I am planning to hire a builder to do an extension to lock up stage and then I do (by myself and/or hire tradies) to finish the inside work (Kitchen, electrical, gyproking, painting, laundry, plumbing).
Do I need to be an OB for that or not necessary? No bank loan involved for renovation.
Thank you.

----------


## jimfish

We had clients who built a new house to lock up here in Tas and they had to become OB to finish it off.

----------


## Black Cat

Bother! Which council jimfish, does it vary?

----------


## jimfish

Waratah Wynyard . I would think its standard but not sure. The clients done their OB course online, had to get a white card ( online) and had to take out insurance . Took probably a couple of weeks to get it sorted.

----------


## joynz

In Vic it is related to the value of the Reno.

----------


## Craigoss

You will need to chat to the council or an architect in your area which knows the regulations. But I would say you will need an O/B license to complete the job.

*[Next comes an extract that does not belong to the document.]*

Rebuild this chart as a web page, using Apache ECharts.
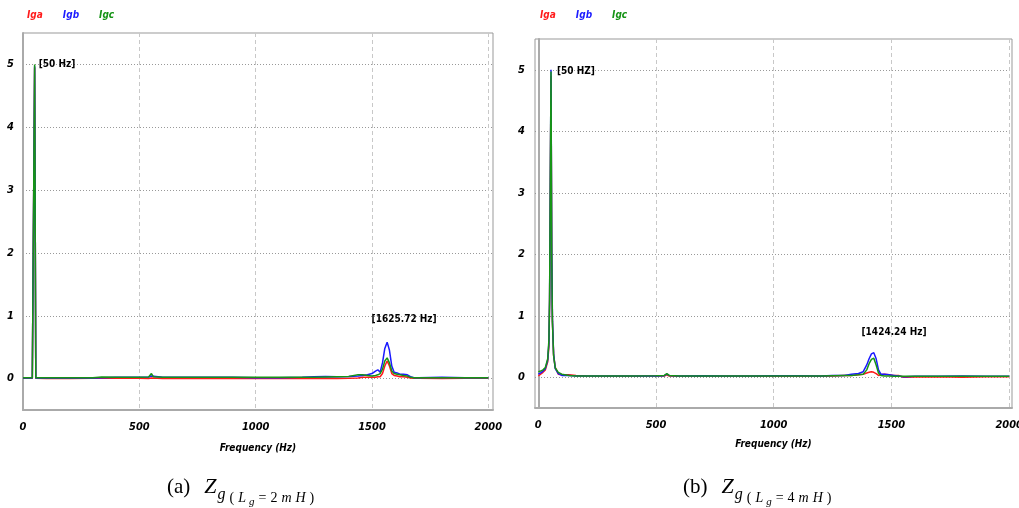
<!DOCTYPE html>
<html>
<head>
<meta charset="utf-8">
<script src="https://cdn.jsdelivr.net/npm/echarts@6/dist/echarts.min.js"></script>
<style>html,body{margin:0;padding:0;background:#fff;}#c{width:1019px;height:508px;}</style>
</head>
<body>
<div id="c"></div>
<script>
// ---------- data (a) Lg = 2mH ----------
const freqA = [0, 20, 40, 45, 50, 55, 60, 100, 200, 300,
  338, 345, 400, 500, 540, 552, 560, 600, 700, 800,
  845, 851, 857, 900, 1000, 1100, 1200, 1250, 1300, 1350,
  1400, 1440, 1460, 1480, 1500, 1515, 1525, 1535, 1545, 1555,
  1565, 1575, 1585, 1595, 1608, 1620, 1635, 1652, 1665, 1680,
  1700, 1800, 1900, 2000];
const igaA = [0.005, 0.005, 0.005, 0.005, 4.95, 0.005, 0.0, 0.0, 0.0, 0.005,
  0.005, 0.01, 0.01, 0.005, 0.0, 0.01, 0.0, 0.0, 0.0, 0.0,
  0.0, 0.01, 0.0, 0.0, 0.0, 0.005, 0.0, 0.0, 0.005, 0.0,
  0.005, 0.01, 0.02, 0.02, 0.02, 0.02, 0.03, 0.03, 0.08, 0.2,
  0.28, 0.2, 0.08, 0.05, 0.04, 0.03, 0.03, 0.02, 0.01, 0.005,
  0.005, 0.0, 0.005, 0.005];
const igbA = [0.01, 0.01, 0.01, 0.01, 4.97, 0.01, 0.01, 0.01, 0.015, 0.01,
  0.015, 0.02, 0.02, 0.02, 0.025, 0.04, 0.025, 0.02, 0.02, 0.02,
  0.02, 0.03, 0.02, 0.02, 0.015, 0.015, 0.02, 0.03, 0.035, 0.03,
  0.035, 0.04, 0.05, 0.06, 0.08, 0.12, 0.14, 0.1, 0.25, 0.48,
  0.58, 0.45, 0.2, 0.1, 0.09, 0.07, 0.07, 0.06, 0.03, 0.015,
  0.015, 0.02, 0.015, 0.015];
const igcA = [0.015, 0.015, 0.015, 0.015, 5.0, 0.015, 0.015, 0.015, 0.015, 0.015,
  0.025, 0.025, 0.02, 0.02, 0.025, 0.08, 0.03, 0.02, 0.02, 0.02,
  0.02, 0.045, 0.02, 0.02, 0.02, 0.02, 0.02, 0.02, 0.025, 0.03,
  0.035, 0.06, 0.06, 0.05, 0.04, 0.05, 0.06, 0.08, 0.15, 0.28,
  0.33, 0.25, 0.12, 0.08, 0.07, 0.06, 0.05, 0.04, 0.02, 0.015,
  0.015, 0.015, 0.015, 0.015];

// ---------- data (b) Lg = 4mH ----------
const freqB = [0, 10, 20, 30, 40, 45, 48, 51, 54, 57,
  60, 65, 72, 85, 100, 130, 160, 200, 300, 400,
  500, 535, 546, 556, 600, 700, 800, 845, 850, 855,
  900, 1000, 1100, 1200, 1250, 1300, 1330, 1360, 1380, 1395,
  1405, 1415, 1425, 1435, 1445, 1455, 1470, 1490, 1510, 1530,
  1550, 1560, 1600, 1700, 1800, 1900, 2000];
const igaB = [0.02, 0.05, 0.08, 0.12, 0.25, 0.5, 1.2, 3.0, 4.9, 2.0,
  0.9, 0.36, 0.16, 0.05, 0.04, 0.04, 0.03, 0.02, 0.015, 0.015,
  0.02, 0.02, 0.04, 0.02, 0.015, 0.015, 0.015, 0.015, 0.02, 0.015,
  0.015, 0.015, 0.015, 0.015, 0.02, 0.03, 0.03, 0.04, 0.05, 0.07,
  0.08, 0.09, 0.08, 0.06, 0.03, 0.04, 0.05, 0.04, 0.03, 0.03,
  0.0, 0.0, 0.005, 0.01, 0.0, 0.01, 0.01];
const igbB = [0.05, 0.07, 0.1, 0.14, 0.28, 0.55, 1.25, 3.1, 5.0, 2.1,
  0.95, 0.38, 0.14, 0.06, 0.03, 0.03, 0.02, 0.02, 0.02, 0.02,
  0.02, 0.025, 0.05, 0.03, 0.02, 0.025, 0.02, 0.02, 0.035, 0.02,
  0.02, 0.025, 0.025, 0.02, 0.03, 0.03, 0.05, 0.06, 0.09, 0.2,
  0.3, 0.38, 0.4, 0.3, 0.12, 0.05, 0.05, 0.04, 0.03, 0.02,
  0.01, 0.01, 0.015, 0.015, 0.02, 0.015, 0.015];
const igcB = [0.09, 0.1, 0.12, 0.16, 0.3, 0.6, 1.3, 3.2, 4.97, 2.0,
  0.9, 0.35, 0.15, 0.08, 0.05, 0.03, 0.02, 0.02, 0.02, 0.02,
  0.025, 0.03, 0.06, 0.03, 0.02, 0.02, 0.02, 0.02, 0.04, 0.02,
  0.02, 0.02, 0.02, 0.02, 0.025, 0.03, 0.03, 0.04, 0.05, 0.12,
  0.22, 0.29, 0.31, 0.2, 0.07, 0.03, 0.02, 0.02, 0.015, 0.015,
  0.015, 0.015, 0.015, 0.015, 0.015, 0.015, 0.015];

const seriesNames = ['Iga', 'Igb', 'Igc'];
const seriesColors = ['#ff1a1a', '#1a1aff', '#169416'];
const xTicks = [0, 500, 1000, 1500, 2000];
const yTicks = [0, 1, 2, 3, 4, 5];
const xName = 'Frequency (Hz)';
const peakLabelsA = [{ text: '[50 Hz]', at: [50, 5] }, { text: '[1625.72 Hz]', at: [1638, 0.94] }];
const peakLabelsB = [{ text: '[50 HZ]', at: [62, 4.97] }, { text: '[1424.24 Hz]', at: [1511, 0.73] }];

const narrow = "'Liberation Sans Narrow', 'Arial Narrow', 'DejaVu Sans Condensed', 'Liberation Sans', sans-serif";
const zip = (xs, ys) => xs.map((x, i) => [x, ys[i]]);

function xAxisCfg(gi, min, max, gap) {
  return {
    type: 'value', gridIndex: gi, min: min, max: max,
    name: xName, nameLocation: 'middle', nameGap: gap,
    nameTextStyle: { fontFamily: narrow, fontStyle: 'italic', fontWeight: 'bold', fontSize: 10, color: '#000' },
    axisLine: { show: true, onZero: false, lineStyle: { color: '#aaa', width: 2 } },
    axisTick: { show: false, customValues: xTicks },
    axisLabel: { customValues: xTicks, margin: 12, formatter: v => String(v), fontFamily: narrow, fontStyle: 'italic', fontWeight: 'bold', fontSize: 11, color: '#000' },
    splitLine: { show: true, lineStyle: { color: '#c8c8c8', type: [4, 3], width: 1 } }
  };
}
function yAxisCfg(gi, margin) {
  return {
    type: 'value', gridIndex: gi, min: -0.5, max: 5.5,
    axisLine: { show: true, lineStyle: { color: '#aaa', width: 2 } },
    axisTick: { show: false, customValues: yTicks },
    axisLabel: { customValues: yTicks, margin: margin, formatter: v => String(v), fontFamily: narrow, fontStyle: 'italic', fontWeight: 'bold', fontSize: 11, color: '#000' },
    splitLine: { show: true, lineStyle: { color: '#999', type: [1, 2], width: 1 } }
  };
}
function mkSeries(gi, freq, vals, idx, labels) {
  const s = {
    name: seriesNames[idx], type: 'line', xAxisIndex: gi, yAxisIndex: gi,
    data: zip(freq, vals), showSymbol: false, symbol: 'none',
    lineStyle: { width: 1.5, color: seriesColors[idx] }, itemStyle: { color: seriesColors[idx] },
    animation: false, z: 2 + idx
  };
  if (labels) {
    s.markPoint = {
      symbol: 'circle', symbolSize: 0, animation: false,
      label: { show: true, fontFamily: narrow, fontWeight: 'bold', fontSize: 10, color: '#000' },
      data: labels.map((l, k) => ({
        coord: l.at, value: l.text,
        label: { formatter: l.text, position: k === 0 ? 'right' : 'inside', distance: 4 }
      }))
    };
  }
  return s;
}
function legendCfg(left) {
  return {
    left: left, top: 10, padding: 0, itemWidth: 0, itemHeight: 0, itemGap: 15, icon: 'none',
    selectedMode: false,
    textStyle: { fontFamily: narrow, fontStyle: 'italic', fontWeight: 'bold', fontSize: 10 },
    data: seriesNames.map((n, i) => ({ name: n, textStyle: { color: seriesColors[i] } }))
  };
}
function captionCfg(left, letter, lg) {
  const serif = "'Liberation Serif', 'DejaVu Serif', serif";
  const base = { fontFamily: serif, fontWeight: 'normal', color: '#000', verticalAlign: 'bottom' };
  const subTokens = '{tu|(}{t|L}{u|g}' +
    lg.split('').map(c => /[0-9]/.test(c) ? '{tu|=}{tu|' + c + '}' : '{t|' + c + '}').join('') + '{tu|)}';
  return {
    left: left, top: 476, padding: 0,
    text: '{p|(' + letter + ')}{z|Z}{s|g}' + subTokens,
    textStyle: {
      fontWeight: 'normal',
      rich: {
        p: Object.assign({}, base, { fontSize: 21, padding: [0, 14, 10, 0] }),
        z: Object.assign({}, base, { fontStyle: 'italic', fontSize: 22, padding: [0, 0, 10, 0] }),
        s: Object.assign({}, base, { fontStyle: 'italic', fontSize: 16, padding: [0, 2, 5, 1] }),
        t: Object.assign({}, base, { fontStyle: 'italic', fontSize: 14, padding: [0, 2, 3, 2] }),
        tu: Object.assign({}, base, { fontSize: 14, padding: [0, 2, 3, 2] }),
        u: Object.assign({}, base, { fontStyle: 'italic', fontSize: 11, padding: [0, 2, 0, 1] })
      }
    }
  };
}

const chart = echarts.init(document.getElementById('c'), null, { renderer: 'canvas' });
chart.setOption({
  animation: false,
  backgroundColor: '#fff',
  title: [captionCfg(167, 'a', '2mH'), captionCfg(683, 'b', '4mH')],
  legend: [legendCfg(22), legendCfg(535)],
  grid: [
    { left: 23, top: 33, width: 470, height: 377, outerBoundsMode: 'none', containLabel: false, show: true, borderColor: '#999', borderWidth: 1, backgroundColor: 'transparent' },
    { left: 535, top: 39, width: 477, height: 369, outerBoundsMode: 'none', containLabel: false, show: true, borderColor: '#999', borderWidth: 1, backgroundColor: 'transparent' }
  ],
  xAxis: [xAxisCfg(0, 0, 2020, 33), xAxisCfg(1, -14, 2012, 31)],
  yAxis: [yAxisCfg(0, 9), yAxisCfg(1, 10)],
  series: [
    mkSeries(0, freqA, igaA, 0),
    mkSeries(0, freqA, igbA, 1),
    mkSeries(0, freqA, igcA, 2, peakLabelsA),
    mkSeries(1, freqB, igaB, 0),
    mkSeries(1, freqB, igbB, 1),
    mkSeries(1, freqB, igcB, 2, peakLabelsB)
  ]
});
</script>
</body>
</html>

You won't get an occupancy certificate until the extension is livable, there will be a checklist of items which need doing such as kitchen, plumbing, water, electrical etc

----------


## Bloss

Check with Council - you can do it online mostly. 
Building licence info here: Building  
See http://bpb.nsw.gov.au/sites/default/...ngappbroch.pdf  
Check here to see if the work might be exempt (not likely given what you say) Department of Planning and Environment - Exempt Development

----------